I am so surprised at how much I loved this considering it's contemporary which is just not my genre. I had first heard of Tash Hearts Tolstoy about 6 months or so before it was published and it caught my eye right away for a number of reasons, Firstly, Tolstoy. The last few years I've really been diving more and more into classic literature, but I have had a particular interest in Russian Lit. So when I saw there was a YA novel where the main character reads Tolstoy, a writer whose work I've recently fallen in love with, I knew I would have to read it. Secondly, our main character Tash is a romantic asexual who dates a non-asexual partner and the story depicts what that kind of relationship would look like which is something I was very curious about as it's not a relationship I've seen portrayed or even really talked about much in YA.

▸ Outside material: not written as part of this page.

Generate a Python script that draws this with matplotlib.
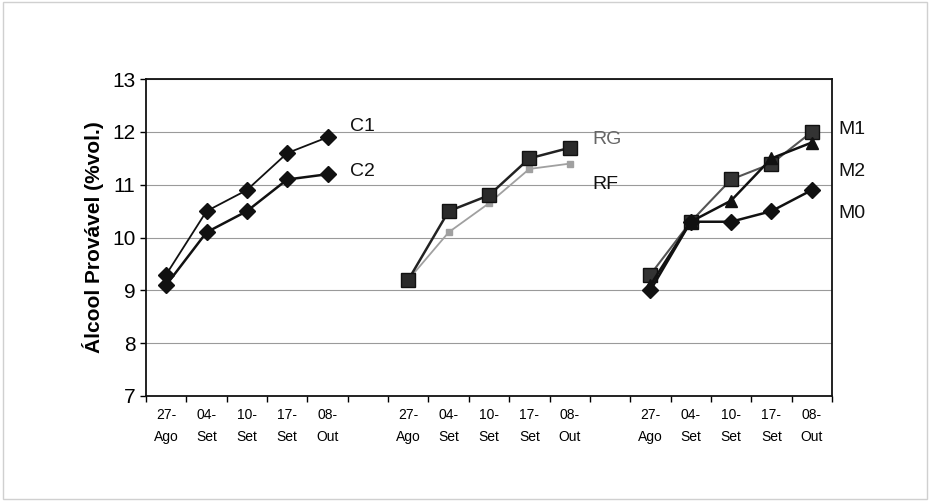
import matplotlib
matplotlib.use("Agg")
import matplotlib.pyplot as plt
import numpy as np

# five sampling dates, repeated for three groups with one empty slot between groups
dates = ["27-\nAgo", "04-\nSet", "10-\nSet", "17-\nSet", "08-\nOut"]

c1 = [9.3, 10.5, 10.9, 11.6, 11.9]
c2 = [9.1, 10.1, 10.5, 11.1, 11.2]
rg = [9.2, 10.5, 10.8, 11.5, 11.7]
rf = [9.2, 10.1, 10.65, 11.3, 11.4]
m1 = [9.3, 10.3, 11.1, 11.4, 12.0]
m2 = [9.1, 10.3, 10.7, 11.5, 11.8]
m0 = [9.0, 10.3, 10.3, 10.5, 10.9]

plt.rcParams["font.family"] = ["Liberation Sans", "DejaVu Sans"]

fig = plt.figure(figsize=(9.3, 5.01), dpi=100)
ax = fig.add_axes([0.157, 0.2096, 0.7376, 0.6324])

n_slots = 17
g1 = np.arange(0, 5)
g2 = np.arange(6, 11)
g3 = np.arange(12, 17)

dk = "#111111"
ax.plot(g1, c1, color=dk, lw=1.3, marker="D", ms=8, mfc=dk, mec=dk, zorder=3)
ax.plot(g1, c2, color=dk, lw=1.8, marker="D", ms=8, mfc=dk, mec=dk, zorder=3)

ax.plot(g2, rf, color="#a0a0a0", lw=1.3, marker="s", ms=4, mfc="#a0a0a0", mec="#a0a0a0", zorder=3)
ax.plot(g2, rg, color="#222222", lw=1.8, marker="s", ms=10, mfc="#2a2a2a", mec="#111111", zorder=4)

ax.plot(g3, m1, color="#555555", lw=1.5, marker="s", ms=10, mfc="#333333", mec="#111111", zorder=3)
ax.plot(g3, m2, color=dk, lw=1.8, marker="^", ms=9, mfc=dk, mec=dk, zorder=4)
ax.plot(g3, m0, color=dk, lw=1.8, marker="D", ms=8, mfc=dk, mec=dk, zorder=3)

# series labels
ax.text(4.55, 12.1, "C1", fontsize=14, va="center", ha="left", color="#111111")
ax.text(4.55, 11.25, "C2", fontsize=14, va="center", ha="left", color="#111111")
ax.text(10.55, 11.85, "RG", fontsize=14, va="center", ha="left", color="#666666")
ax.text(10.55, 11.0, "RF", fontsize=14, va="center", ha="left", color="#111111")
ax.text(16.65, 12.05, "M1", fontsize=14, va="center", ha="left", color="#111111", clip_on=False)
ax.text(16.65, 11.25, "M2", fontsize=14, va="center", ha="left", color="#111111", clip_on=False)
ax.text(16.65, 10.45, "M0", fontsize=14, va="center", ha="left", color="#111111", clip_on=False)

ax.set_xlim(-0.5, n_slots - 0.5)
ax.set_ylim(7, 13)
ax.set_yticks(range(7, 14))
ax.tick_params(axis="y", labelsize=15, length=4, width=1)
ax.grid(axis="y", color="#9a9a9a", lw=0.8)
ax.set_axisbelow(True)

centers = np.concatenate([g1, g2, g3])
ax.set_xticks(centers)
ax.set_xticklabels(dates * 3, fontsize=10, linespacing=1.7)
ax.tick_params(axis="x", which="major", length=0, pad=9)
ax.set_xticks(np.arange(-0.5, n_slots, 1.0), minor=True)
ax.tick_params(axis="x", which="minor", length=4, width=1)

for s in ax.spines.values():
    s.set_color("#111111")
    s.set_linewidth(1.3)

ax.set_ylabel("Álcool Provável (%vol.)", fontsize=15, fontweight="bold", labelpad=6)

# faint outer frame
fig.patches.append(plt.Rectangle((0.003, 0.003), 0.994, 0.994, transform=fig.transFigure,
                                 fill=False, edgecolor="#d0d0d0", lw=1))

fig.savefig("out.png", dpi=100)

I also loved that Tash was such a fully realized character. She had a handful of moments where she made bad decisions or behaved poorly as real people typically do, but throughout the novel, she grew to understand her mistakes and actively made an effort to work on them. She and the other teen characters were accurately portrayed and surprisingly interesting. Two of the other teen characters struggle with a parent having cancer, another two are in a m/m relationship, Tash herself is a vegetarian Buddhist of Czech descent. I just loved all the representation offered in this story, but better than that, it was (IMO) done well.
I gave Tash Hearts Tolstoy 4/5 stars. My only issues with this were that, as lovely as reading about all the characters was, my main interest in this story was the Unhappy Families aspect and sometimes I felt that it dragged on a bit when the story would focus on other parts of Tash's life. And also, I'm really not a fan of stories where romantic feelings are glaringly obvious to everyone but the characters who have the feelings. Overall though, I would definitely recommend this.